In summarizing the different approaches in cybernetics on evaluation processes Levin-Rozalis (2010) stated that developments has led to "relativist and subjective perceptions of knowledge." Is this matter Hanken (1981) had shown that "two actors in the same system will not absorb the same information from sources either outside or inside the system, nor will they perceive or weight it in the same way."

== Selected publications ==
- Hanken, A. F. G., and H. A. Reuver. "Introduction to Systems Analysis (Inleiding tot de Systeemleer)." Stenfert Kroese, 1973.
- Hanken, Albert FG. Cybernetics and Society: An Analysis of Social Systems. Vol. 6. CRC Press, 1981.
- Hanken, Albert FG, and H. A. Reuver. Social systems and learning systems. M. Nijhoff, 1981, Vol. 4. Springer Science & Business Media, 2012.
- Hanken, Albert FG. Balanceren tussen Boeddha en Freud, Utrecht : Het Spectrum, 1994.
- Hanken, Albert FG. De mystiek ontsluierd, Budel : Damon, 2002.
- Hanken, Albert FG. Religie zonder god. Eburon Uitgeverij, 2007.
- Hanken, Albert FG. Mysticism without Mystery. Eloquent Books, 2010.

===Articles, a selection===
- Hanken, A. F. G., and B. G. F. Buijs. "Systems analysis and business models." Annals of Systems Research.
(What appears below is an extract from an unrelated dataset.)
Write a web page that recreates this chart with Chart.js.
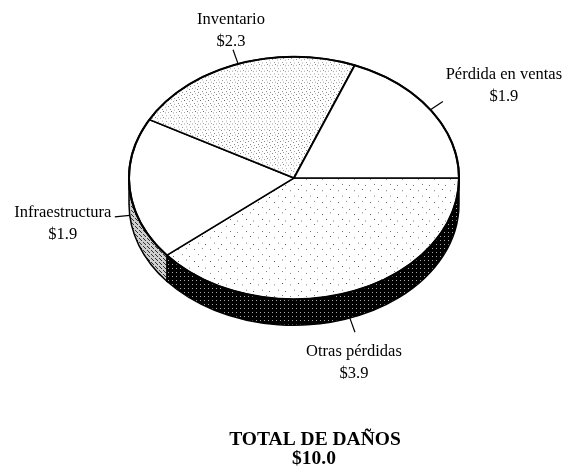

Springer US, 1971. 9–16.
- Hanken, A. F. G., and J. C. Zadoks. "Kunst, kitsch of kunde: het vraagstuk van de integratie en de integriteit der wetenschappen." (1978).

== Patents ==
- Hanken, Albert FG. "Measuring system." U.S. Patent No. 3,044,297. 17 July 1962.
- Hanken, Albert FG. "Measuring system for determining the mass of a dielectric material utilizing a capacitive probe at two frequencies." U.S. Patent No. 3,155,900. 3 November 1964.
- Hanken, Albert FG. "Backscatter thickness measuring gauge utilizing different energy levels of bremsstrahlung and two ionization chambers." U.S. Patent No. 3,412,249. 19 November 1968.
- Hanken, Albert FG. "Multiple energy detection for mixture analysis." U.S. Patent No. 3,452,192. 24 June 1969.